Le problème est qu’il est trop imbu de lui-même et cette confiance excessive en soi qui est sa faiblesse va se retourner contre lui. Les téléspectateurs ne voteront pas pour lui. Ils ne le suivront pas.
C’est un obstacle qu’il n’a pas surmonté mais dont il devra apprendre. Parce que son objectif inconscient est d’ouvrir les yeux sur une réalité que le système, dans lequel il est pris au piège, a occultée quant à sa véritable nature.

L’intrigue, ce sont des événements liés qui construisent de la tension dramatique jusqu’au moment où le personnage principal connaîtra une crise majeure. Ces événements ne sont pas posés là par hasard. Un monde fictionnel est essentiellement l’expression d’un principe de causalité.
Les choses se produisent en conséquence des actions des personnages et ces actions sont en réponse aux choses qui se produisent. Il ne s’agit pas d’empiler les événements dans un ordre quelque peu arbitraire mais de créer une chaine d’événements intimement liés entre eux. Chaque événement est lié à un événement antérieur.

La fin

Ce sera probablement le moment le plus court de l’histoire. La fin ne s’étend généralement pas longtemps sur le dénouement. Elle ne cherche pas vraiment à montrer toutes les ramifications possibles de ce qui s’est passé au cours de l’intrigue.

Le dénouement est cependant le lieu où tout s’assemble.
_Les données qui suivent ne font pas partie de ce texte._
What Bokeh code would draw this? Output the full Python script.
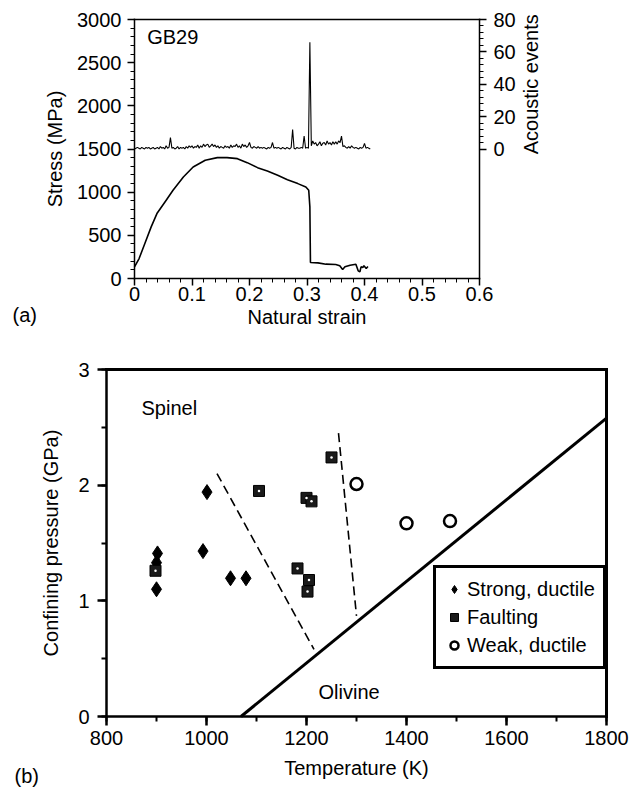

On peut considérer que le dénouement de l’histoire commence avec la crise majeure que connaît le personnage principal comme conséquence de ses tribulations au cours de l’intrigue.
Lorsqu’il sort de cette crise (qui lui permet de se ressourcer), le héros entame le climax (l’ultime confrontation avec son antagonisme) et s’ensuivent les conséquences de ce climax (qui sont alors l’expression du message de l’auteur).

La crise que connaît le héros est le moment dramatique où la tension est la plus forte et le climax répond à la question dramatique. Cette question est vraiment importante dans une œuvre de fiction.
Elle porte principalement sur la capacité du personnage à changer. S’il réussit à ouvrir les yeux sur sa réalité, il sera effectivement devenu quelqu’un d’autre, quelqu’un de meilleur. C’est cela la véritable réponse dramatique.

Un dénouement peut être émotionnellement effectif chez le lecteur. Il s’agit de savoir comment mettre en scène la façon dont le personnage principal ne se sent plus pris au piège en lui-même. Encore une fois, il ne faut pas mâcher le travail du lecteur. Les conséquences de ce dénouement doivent être envisagées davantage dans la tête du lecteur que sur le papier.